Given data:
◆ ◆ ◆ ◆ ◆
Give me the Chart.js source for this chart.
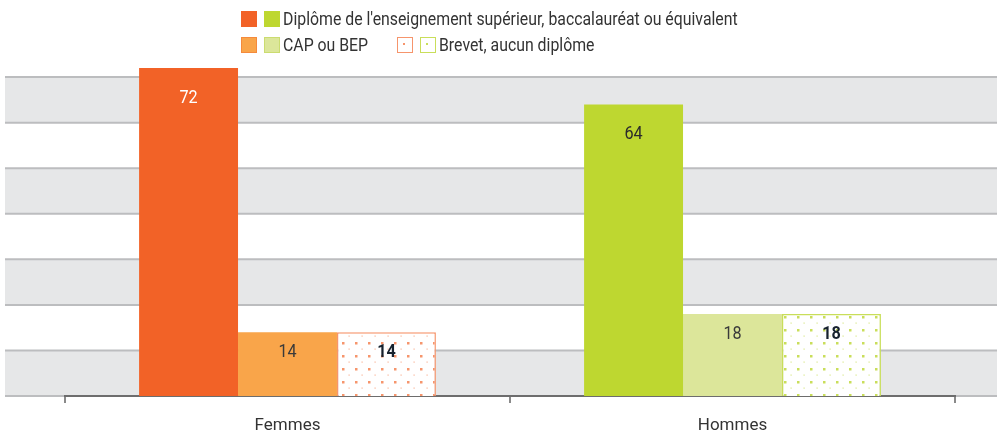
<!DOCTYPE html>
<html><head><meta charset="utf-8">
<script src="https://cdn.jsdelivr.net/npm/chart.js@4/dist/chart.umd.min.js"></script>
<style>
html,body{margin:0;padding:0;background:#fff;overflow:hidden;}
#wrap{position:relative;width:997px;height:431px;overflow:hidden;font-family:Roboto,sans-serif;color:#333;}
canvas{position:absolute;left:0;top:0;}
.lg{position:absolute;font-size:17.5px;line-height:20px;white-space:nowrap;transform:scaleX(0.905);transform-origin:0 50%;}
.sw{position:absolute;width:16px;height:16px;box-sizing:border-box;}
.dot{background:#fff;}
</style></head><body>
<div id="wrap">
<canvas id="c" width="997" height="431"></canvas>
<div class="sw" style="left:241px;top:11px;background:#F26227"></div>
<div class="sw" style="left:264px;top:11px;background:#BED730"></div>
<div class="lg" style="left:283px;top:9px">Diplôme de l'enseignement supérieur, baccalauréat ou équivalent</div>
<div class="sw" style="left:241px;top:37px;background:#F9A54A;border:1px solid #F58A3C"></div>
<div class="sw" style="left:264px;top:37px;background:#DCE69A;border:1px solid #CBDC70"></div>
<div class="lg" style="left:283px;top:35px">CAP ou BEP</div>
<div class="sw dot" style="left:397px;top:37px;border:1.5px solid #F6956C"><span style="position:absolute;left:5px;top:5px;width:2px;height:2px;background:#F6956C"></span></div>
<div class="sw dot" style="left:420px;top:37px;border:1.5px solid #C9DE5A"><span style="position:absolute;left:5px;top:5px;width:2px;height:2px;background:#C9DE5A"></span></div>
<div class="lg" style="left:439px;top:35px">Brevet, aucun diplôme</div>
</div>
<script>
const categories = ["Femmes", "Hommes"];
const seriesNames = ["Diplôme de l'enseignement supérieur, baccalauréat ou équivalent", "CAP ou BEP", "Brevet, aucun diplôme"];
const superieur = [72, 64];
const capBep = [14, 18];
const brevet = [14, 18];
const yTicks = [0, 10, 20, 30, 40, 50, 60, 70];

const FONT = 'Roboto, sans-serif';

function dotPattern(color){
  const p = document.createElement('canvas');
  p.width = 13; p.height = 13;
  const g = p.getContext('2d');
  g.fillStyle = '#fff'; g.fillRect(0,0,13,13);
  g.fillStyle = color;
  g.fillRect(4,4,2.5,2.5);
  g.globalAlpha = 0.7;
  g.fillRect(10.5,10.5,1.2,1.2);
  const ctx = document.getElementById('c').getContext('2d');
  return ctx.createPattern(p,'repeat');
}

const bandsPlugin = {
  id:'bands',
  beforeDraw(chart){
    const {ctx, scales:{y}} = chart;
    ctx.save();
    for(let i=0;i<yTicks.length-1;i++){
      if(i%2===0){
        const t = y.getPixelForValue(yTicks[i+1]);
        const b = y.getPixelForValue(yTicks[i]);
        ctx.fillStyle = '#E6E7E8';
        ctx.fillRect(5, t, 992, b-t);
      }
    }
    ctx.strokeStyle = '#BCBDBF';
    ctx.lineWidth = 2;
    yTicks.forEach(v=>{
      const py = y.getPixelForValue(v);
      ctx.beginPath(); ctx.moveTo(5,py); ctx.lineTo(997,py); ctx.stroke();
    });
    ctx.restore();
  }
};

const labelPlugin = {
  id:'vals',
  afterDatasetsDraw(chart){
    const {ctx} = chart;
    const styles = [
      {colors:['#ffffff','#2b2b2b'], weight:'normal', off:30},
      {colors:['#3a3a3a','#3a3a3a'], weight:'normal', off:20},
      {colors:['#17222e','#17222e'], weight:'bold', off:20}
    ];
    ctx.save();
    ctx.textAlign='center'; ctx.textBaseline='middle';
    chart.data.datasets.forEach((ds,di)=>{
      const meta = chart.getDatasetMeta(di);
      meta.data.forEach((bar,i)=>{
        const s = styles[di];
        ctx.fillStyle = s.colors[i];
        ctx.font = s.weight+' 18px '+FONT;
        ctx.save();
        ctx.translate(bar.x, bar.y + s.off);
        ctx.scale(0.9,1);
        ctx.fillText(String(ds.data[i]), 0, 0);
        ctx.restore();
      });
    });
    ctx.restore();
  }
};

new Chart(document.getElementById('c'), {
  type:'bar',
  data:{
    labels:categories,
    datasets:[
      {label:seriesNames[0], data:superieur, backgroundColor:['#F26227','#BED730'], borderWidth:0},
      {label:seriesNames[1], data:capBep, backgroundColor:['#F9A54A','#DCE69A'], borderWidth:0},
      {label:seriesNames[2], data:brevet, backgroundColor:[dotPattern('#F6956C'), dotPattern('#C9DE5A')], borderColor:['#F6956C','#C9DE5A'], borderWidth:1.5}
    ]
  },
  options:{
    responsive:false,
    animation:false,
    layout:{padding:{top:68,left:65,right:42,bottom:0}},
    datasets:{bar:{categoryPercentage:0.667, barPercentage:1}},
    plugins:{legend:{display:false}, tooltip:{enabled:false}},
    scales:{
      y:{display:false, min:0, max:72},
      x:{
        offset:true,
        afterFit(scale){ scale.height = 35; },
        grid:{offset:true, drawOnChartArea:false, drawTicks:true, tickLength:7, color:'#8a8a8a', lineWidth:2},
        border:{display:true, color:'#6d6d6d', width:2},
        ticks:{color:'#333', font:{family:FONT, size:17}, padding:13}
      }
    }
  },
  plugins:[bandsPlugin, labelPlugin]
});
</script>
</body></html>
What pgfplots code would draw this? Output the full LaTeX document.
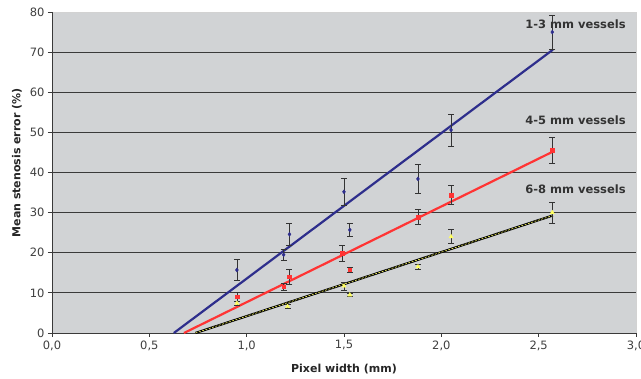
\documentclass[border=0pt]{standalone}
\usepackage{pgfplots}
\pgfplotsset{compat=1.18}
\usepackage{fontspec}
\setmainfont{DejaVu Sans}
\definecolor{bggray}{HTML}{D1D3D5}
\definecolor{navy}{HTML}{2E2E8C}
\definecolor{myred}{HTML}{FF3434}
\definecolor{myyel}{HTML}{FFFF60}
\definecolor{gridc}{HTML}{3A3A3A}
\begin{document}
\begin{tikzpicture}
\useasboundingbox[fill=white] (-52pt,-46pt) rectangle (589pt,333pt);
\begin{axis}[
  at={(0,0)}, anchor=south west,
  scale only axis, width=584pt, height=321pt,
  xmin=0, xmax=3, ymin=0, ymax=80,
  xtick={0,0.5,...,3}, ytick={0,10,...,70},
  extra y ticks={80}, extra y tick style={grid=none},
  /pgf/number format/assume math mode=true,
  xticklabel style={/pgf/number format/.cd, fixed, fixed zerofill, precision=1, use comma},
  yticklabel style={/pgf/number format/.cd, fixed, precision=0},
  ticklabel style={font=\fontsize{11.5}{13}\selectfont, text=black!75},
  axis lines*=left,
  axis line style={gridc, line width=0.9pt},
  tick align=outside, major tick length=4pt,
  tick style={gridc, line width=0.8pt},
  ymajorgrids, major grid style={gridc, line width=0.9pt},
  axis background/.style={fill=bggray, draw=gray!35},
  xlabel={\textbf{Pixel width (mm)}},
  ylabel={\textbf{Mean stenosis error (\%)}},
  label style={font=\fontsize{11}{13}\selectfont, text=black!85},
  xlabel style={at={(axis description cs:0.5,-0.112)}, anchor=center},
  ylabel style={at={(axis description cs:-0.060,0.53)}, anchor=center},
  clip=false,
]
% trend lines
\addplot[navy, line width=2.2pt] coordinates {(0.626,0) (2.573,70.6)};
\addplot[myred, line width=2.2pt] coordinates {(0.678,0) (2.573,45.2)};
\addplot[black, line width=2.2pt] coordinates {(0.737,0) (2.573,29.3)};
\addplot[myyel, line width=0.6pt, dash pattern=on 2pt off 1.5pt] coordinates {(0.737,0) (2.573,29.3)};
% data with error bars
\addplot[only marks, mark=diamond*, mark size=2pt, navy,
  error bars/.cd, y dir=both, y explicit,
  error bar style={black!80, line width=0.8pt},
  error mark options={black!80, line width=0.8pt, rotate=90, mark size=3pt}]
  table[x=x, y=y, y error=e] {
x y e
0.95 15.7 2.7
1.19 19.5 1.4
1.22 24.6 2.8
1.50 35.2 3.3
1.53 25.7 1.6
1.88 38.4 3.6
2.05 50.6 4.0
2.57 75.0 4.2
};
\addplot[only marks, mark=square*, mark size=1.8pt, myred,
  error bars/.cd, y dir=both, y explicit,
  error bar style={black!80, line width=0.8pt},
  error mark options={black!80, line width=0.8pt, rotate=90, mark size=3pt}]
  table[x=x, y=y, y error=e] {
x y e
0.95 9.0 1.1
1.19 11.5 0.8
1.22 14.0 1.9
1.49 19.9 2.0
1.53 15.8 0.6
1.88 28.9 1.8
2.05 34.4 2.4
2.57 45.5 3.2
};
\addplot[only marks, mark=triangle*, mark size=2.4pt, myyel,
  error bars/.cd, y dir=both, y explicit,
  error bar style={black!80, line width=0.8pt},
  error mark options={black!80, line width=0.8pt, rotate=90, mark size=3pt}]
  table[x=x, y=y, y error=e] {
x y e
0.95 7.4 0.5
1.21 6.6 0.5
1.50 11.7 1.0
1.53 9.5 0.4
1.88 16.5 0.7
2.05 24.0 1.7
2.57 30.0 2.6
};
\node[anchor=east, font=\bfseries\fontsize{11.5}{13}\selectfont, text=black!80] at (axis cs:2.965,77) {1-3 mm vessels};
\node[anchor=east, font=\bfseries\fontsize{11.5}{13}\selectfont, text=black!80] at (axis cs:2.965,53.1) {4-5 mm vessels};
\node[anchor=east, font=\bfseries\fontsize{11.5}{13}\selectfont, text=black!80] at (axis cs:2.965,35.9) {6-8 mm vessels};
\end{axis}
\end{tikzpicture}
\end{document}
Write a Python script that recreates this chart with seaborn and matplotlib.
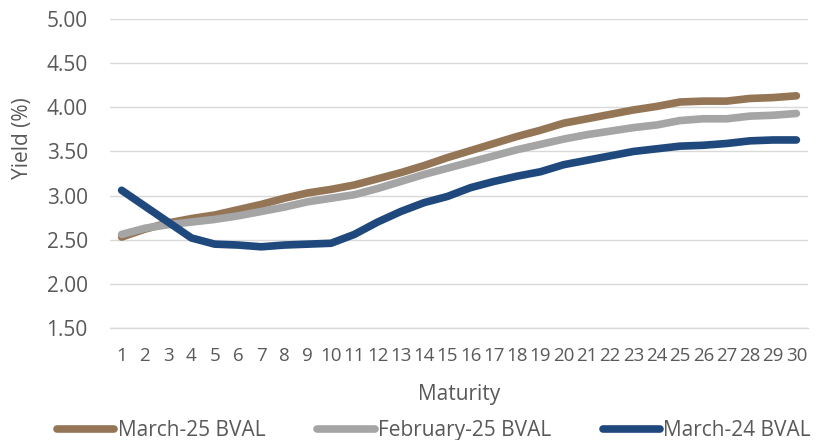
◆ ◆ ◆ ◆ ◆
Written request: Only the lines from the top of the records through the line with "const yTicks = [0, 10, 20, 30, 40, 50, 60, 70];" belong in the copy; write them out exactly, leaving out pictures.

Answer:
Give me the Chart.js source for this chart.
<!DOCTYPE html>
<html><head><meta charset="utf-8">
<script src="https://cdn.jsdelivr.net/npm/chart.js@4/dist/chart.umd.min.js"></script>
<style>
html,body{margin:0;padding:0;background:#fff;overflow:hidden;}
#wrap{position:relative;width:997px;height:431px;overflow:hidden;font-family:Roboto,sans-serif;color:#333;}
canvas{position:absolute;left:0;top:0;}
.lg{position:absolute;font-size:17.5px;line-height:20px;white-space:nowrap;transform:scaleX(0.905);transform-origin:0 50%;}
.sw{position:absolute;width:16px;height:16px;box-sizing:border-box;}
.dot{background:#fff;}
</style></head><body>
<div id="wrap">
<canvas id="c" width="997" height="431"></canvas>
<div class="sw" style="left:241px;top:11px;background:#F26227"></div>
<div class="sw" style="left:264px;top:11px;background:#BED730"></div>
<div class="lg" style="left:283px;top:9px">Diplôme de l'enseignement supérieur, baccalauréat ou équivalent</div>
<div class="sw" style="left:241px;top:37px;background:#F9A54A;border:1px solid #F58A3C"></div>
<div class="sw" style="left:264px;top:37px;background:#DCE69A;border:1px solid #CBDC70"></div>
<div class="lg" style="left:283px;top:35px">CAP ou BEP</div>
<div class="sw dot" style="left:397px;top:37px;border:1.5px solid #F6956C"><span style="position:absolute;left:5px;top:5px;width:2px;height:2px;background:#F6956C"></span></div>
<div class="sw dot" style="left:420px;top:37px;border:1.5px solid #C9DE5A"><span style="position:absolute;left:5px;top:5px;width:2px;height:2px;background:#C9DE5A"></span></div>
<div class="lg" style="left:439px;top:35px">Brevet, aucun diplôme</div>
</div>
<script>
const categories = ["Femmes", "Hommes"];
const seriesNames = ["Diplôme de l'enseignement supérieur, baccalauréat ou équivalent", "CAP ou BEP", "Brevet, aucun diplôme"];
const superieur = [72, 64];
const capBep = [14, 18];
const brevet = [14, 18];
const yTicks = [0, 10, 20, 30, 40, 50, 60, 70];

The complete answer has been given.